Harvard economist Greg Mankiw, who served as chief economist to President George W. Bush, has argued that cash payments are needed not so much to stimulate the economy as to help people whose jobs are impossible to perform due to social distancing. It’s a humanitarian measure, not a stimulus measure.

“Financial planners tell people to have six months of living expenses in an emergency fund. Sadly, many people do not,” Mankiw writes on his blog. “Considering the difficulty of identifying the truly needy and the problems inherent in trying to do so, sending every American a $1000 check asap would be a good start. A payroll tax cut makes little sense in this circumstance, because it does nothing for those who can’t work.”

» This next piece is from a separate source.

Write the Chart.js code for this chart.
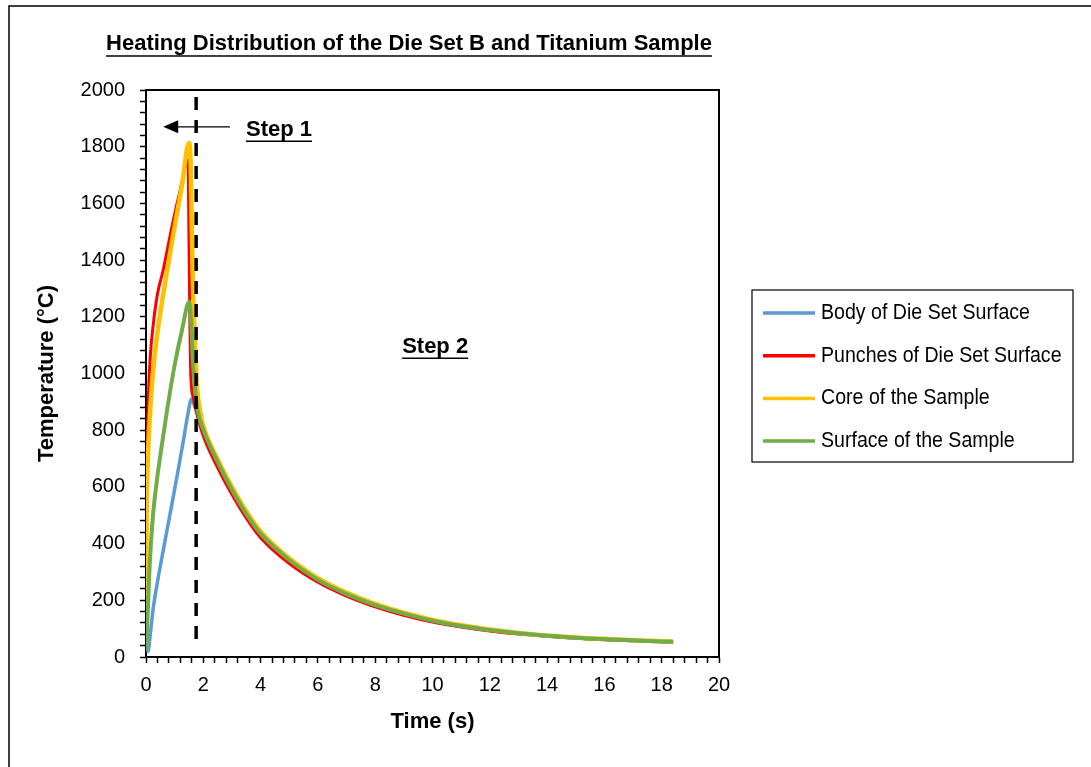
<!DOCTYPE html>
<html>
<head>
<meta charset="utf-8">
<title>Heating Distribution of the Die Set B and Titanium Sample</title>
<script src="https://cdn.jsdelivr.net/npm/chart.js@4.4.1/dist/chart.umd.min.js"></script>
<style>
  html, body { margin: 0; padding: 0; background: #fff; }
  #wrap { width: 1091px; height: 767px; }
</style>
</head>
<body>
<div id="wrap"><canvas id="heatChart" width="1091" height="767"></canvas></div>
<script>
// time (s) / temperature (°C) readings for each probe
const bodyTime = [0, 0.07, 0.15, 0.25, 0.4, 0.6, 0.84, 1.07, 1.3, 1.45, 1.59, 1.7, 1.8, 2, 2.5, 3, 3.5, 4, 5, 6, 7, 8, 9, 10, 11, 12, 13, 14, 15, 16, 17, 18, 18.4];
const bodyTemp = [40, 20, 80, 170, 265, 375, 505, 630, 760, 850, 910, 885, 858, 795, 680, 582, 497, 428, 336, 270, 220, 181, 151, 126, 108, 94, 83, 75, 68, 63, 58, 55, 53];

const punchTime = [0, 0.01, 0.03, 0.05, 0.08, 0.15, 0.25, 0.4, 0.6, 0.9, 1.19, 1.47, 1.5, 1.53, 1.56, 1.65, 1.8, 2, 2.5, 3, 3.5, 4, 5, 6, 7, 8, 9, 10, 11, 12, 13, 14, 15, 16, 17, 18, 18.4];
const punchTemp = [25, 300, 600, 780, 910, 1060, 1170, 1280, 1365, 1515, 1645, 1753, 1480, 1200, 1000, 915, 848, 780, 668, 573, 490, 421, 330, 264, 215, 177, 147, 123, 106, 92, 81, 73, 66, 61, 57, 54, 52];

const coreTime = [0, 0.02, 0.06, 0.12, 0.2, 0.3, 0.45, 0.66, 0.95, 1.25, 1.5, 1.56, 1.6, 1.65, 1.68, 1.73, 1.79, 1.9, 2, 2.5, 3, 3.5, 4, 5, 6, 7, 8, 9, 10, 11, 12, 13, 14, 15, 16, 17, 18, 18.4];
const coreTemp = [25, 480, 680, 820, 950, 1060, 1180, 1315, 1490, 1660, 1814, 1740, 1506, 1270, 1178, 1059, 942, 862, 815, 698, 600, 514, 443, 348, 278, 227, 187, 156, 131, 112, 97, 85, 76, 69, 64, 59, 56, 54];

const surfTime = [0, 0.02, 0.05, 0.12, 0.23, 0.37, 0.55, 0.75, 1.0, 1.25, 1.51, 1.58, 1.63, 1.7, 1.8, 2, 2.5, 3, 3.5, 4, 5, 6, 7, 8, 9, 10, 11, 12, 13, 14, 15, 16, 17, 18, 18.4];
const surfTemp = [25, 36, 130, 307, 483, 615, 745, 880, 1030, 1150, 1253, 1178, 1059, 960, 872, 802, 688, 590, 505, 435, 342, 272, 222, 183, 153, 128, 109, 95, 84, 75, 68, 63, 59, 55, 54];

// end of step 1 (dashed divider)
const stepEndTime = [1.75, 1.75];
const stepEndTemp = [1975, 30];

const seriesNames = ['Body of Die Set Surface', 'Punches of Die Set Surface', 'Core of the Sample', 'Surface of the Sample'];
const seriesColors = ['#5B9BD5', '#FF0000', '#FFC000', '#70AD47'];

const chartTitle = 'Heating Distribution of the Die Set B and Titanium Sample';

// annotation placement in data units
const notes = {
  arrow: { from: 2.93, to: 0.6, temp: 1870 },
  step1: { text: 'Step 1', time: 3.49, temp: 1858 },
  step2: { text: 'Step 2', time: 8.94, temp: 1093 }
};

const FONT = "'Liberation Sans Narrow', 'Arial Narrow', 'Liberation Sans', Arial, sans-serif";

const toPoints = (xs, ys) => xs.map((x, i) => ({ x: x, y: ys[i] }));
const isMajor = (v, step) => Math.abs(v / step - Math.round(v / step)) < 1e-6;

function underlined(ctx, text, x, y, font, align, gap) {
  ctx.font = font;
  ctx.textAlign = align;
  ctx.textBaseline = 'middle';
  ctx.fillStyle = '#000';
  ctx.fillText(text, x, y);
  const w = ctx.measureText(text).width;
  const x0 = align === 'center' ? x - w / 2 : x;
  ctx.strokeStyle = '#000';
  ctx.lineWidth = 1.5;
  ctx.beginPath();
  ctx.moveTo(x0, y + gap);
  ctx.lineTo(x0 + w, y + gap);
  ctx.stroke();
}

const decorations = {
  id: 'decorations',
  beforeDraw(chart) {
    const ctx = chart.ctx;
    ctx.save();
    ctx.fillStyle = '#fff';
    ctx.fillRect(0, 0, chart.width, chart.height);
    // outer frame (runs off the right and bottom edges)
    ctx.strokeStyle = '#000';
    ctx.lineWidth = 1.5;
    ctx.strokeRect(9, 6, chart.width + 20, chart.height + 20);
    ctx.restore();
  },
  afterDraw(chart) {
    const { ctx, chartArea: a, scales: { x, y } } = chart;
    ctx.save();

    // top and right sides of the plot box
    ctx.strokeStyle = '#000';
    ctx.lineWidth = 2;
    ctx.beginPath();
    ctx.moveTo(a.left, a.top);
    ctx.lineTo(a.right, a.top);
    ctx.lineTo(a.right, a.bottom);
    ctx.stroke();

    underlined(ctx, chartTitle, 409, 44, 'bold 22px ' + FONT, 'center', 12);

    // step 1 arrow
    const ay = y.getPixelForValue(notes.arrow.temp);
    const ax0 = x.getPixelForValue(notes.arrow.from);
    const ax1 = x.getPixelForValue(notes.arrow.to);
    ctx.strokeStyle = '#000';
    ctx.lineWidth = 1.3;
    ctx.beginPath();
    ctx.moveTo(ax0, ay);
    ctx.lineTo(ax1 + 12, ay);
    ctx.stroke();
    ctx.fillStyle = '#000';
    ctx.beginPath();
    ctx.moveTo(ax1, ay);
    ctx.lineTo(ax1 + 15, ay - 6.5);
    ctx.lineTo(ax1 + 15, ay + 6.5);
    ctx.closePath();
    ctx.fill();

    for (const n of [notes.step1, notes.step2]) {
      underlined(ctx, n.text, x.getPixelForValue(n.time), y.getPixelForValue(n.temp), 'bold 22px ' + FONT, 'left', 11);
    }

    // legend box
    const box = { left: 752, top: 290, width: 321, height: 172 };
    ctx.strokeStyle = '#000';
    ctx.lineWidth = 1.2;
    ctx.strokeRect(box.left, box.top, box.width, box.height);
    chart.data.datasets.filter(d => d.label).forEach((d, i) => {
      const ry = box.top + 23 + i * 42.7;
      ctx.strokeStyle = d.borderColor;
      ctx.lineWidth = 3.5;
      ctx.beginPath();
      ctx.moveTo(box.left + 11, ry);
      ctx.lineTo(box.left + 63, ry);
      ctx.stroke();
      // condensed label text
      ctx.save();
      ctx.translate(box.left + 69, ry);
      ctx.scale(0.89, 1);
      ctx.fillStyle = '#000';
      ctx.font = '22px ' + FONT;
      ctx.textAlign = 'left';
      ctx.textBaseline = 'middle';
      ctx.fillText(d.label, 0, 0);
      ctx.restore();
    });
    ctx.restore();
  }
};

const curveStyle = { pointRadius: 0, fill: false, cubicInterpolationMode: 'monotone' };

const data = {
  datasets: [
    { label: seriesNames[0], data: toPoints(bodyTime, bodyTemp), borderColor: seriesColors[0], borderWidth: 3.5, order: 4, ...curveStyle },
    { label: seriesNames[1], data: toPoints(punchTime, punchTemp), borderColor: seriesColors[1], borderWidth: 3, order: 3, ...curveStyle },
    { label: seriesNames[2], data: toPoints(coreTime, coreTemp), borderColor: seriesColors[2], borderWidth: 4.5, order: 2, ...curveStyle },
    { label: seriesNames[3], data: toPoints(surfTime, surfTemp), borderColor: seriesColors[3], borderWidth: 4, order: 1, ...curveStyle },
    { label: '', data: toPoints(stepEndTime, stepEndTemp), borderColor: '#000', borderWidth: 3.5, borderDash: [13, 10], pointRadius: 0, order: 0 }
  ]
};

Chart.defaults.font.family = FONT;
Chart.defaults.color = '#000';

new Chart(document.getElementById('heatChart'), {
  type: 'line',
  data: data,
  options: {
    responsive: false,
    animation: false,
    layout: { padding: { top: 90, right: 372, bottom: 0, left: 0 } },
    plugins: { legend: { display: false }, tooltip: { enabled: false } },
    scales: {
      x: {
        type: 'linear',
        min: 0,
        max: 20,
        ticks: {
          stepSize: 0.4,
          autoSkip: false,
          maxRotation: 0,
          padding: 10,
          font: { size: 20 },
          callback: v => isMajor(v, 2) ? v : ''
        },
        grid: { drawOnChartArea: false, tickLength: 6, tickColor: '#000', tickWidth: 1.5 },
        border: { color: '#000', width: 2 },
        title: { display: true, text: 'Time (s)', font: { size: 22, weight: 'bold' }, padding: { top: 0, bottom: 32 } },
        afterFit: s => { s.height = 110; }
      },
      y: {
        min: 0,
        max: 2000,
        ticks: {
          stepSize: 40,
          autoSkip: false,
          padding: 15,
          font: { size: 20 },
          callback: v => isMajor(v, 200) ? v : ''
        },
        grid: { drawOnChartArea: false, tickLength: 6, tickColor: '#000', tickWidth: 1.5 },
        border: { color: '#000', width: 2 },
        title: { display: true, text: 'Temperature (°C)', font: { size: 22, weight: 'bold' }, padding: { top: 34, bottom: 0 } },
        afterFit: s => { s.width = 146; }
      }
    }
  },
  plugins: [decorations]
});
</script>
</body>
</html>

Some sociologists and social welfare researchers have pushed back on the idea of giving cash exclusively to adults, arguing that children have to be included too. Zach Parolin and David Harris at the Columbia Center on Poverty & Social Policy have called for cash allowances for families with children to combat the crisis, noting that one in three children living in poverty don’t get food stamps and that “the provision of cash to families with children would provide a more direct mechanism for enhancing the consumption power of all low-income families while providing the fungibility needed to meet the evolving conditions of this crisis.”

But Cotton, Romney, and Mankiw are all correct: We need cash now. And it’s extremely heartening that in a time of extreme partisan polarization, even conservative Republicans are putting aside their normal opposition to unrestricted cash welfare because they know it’s needed during this crisis.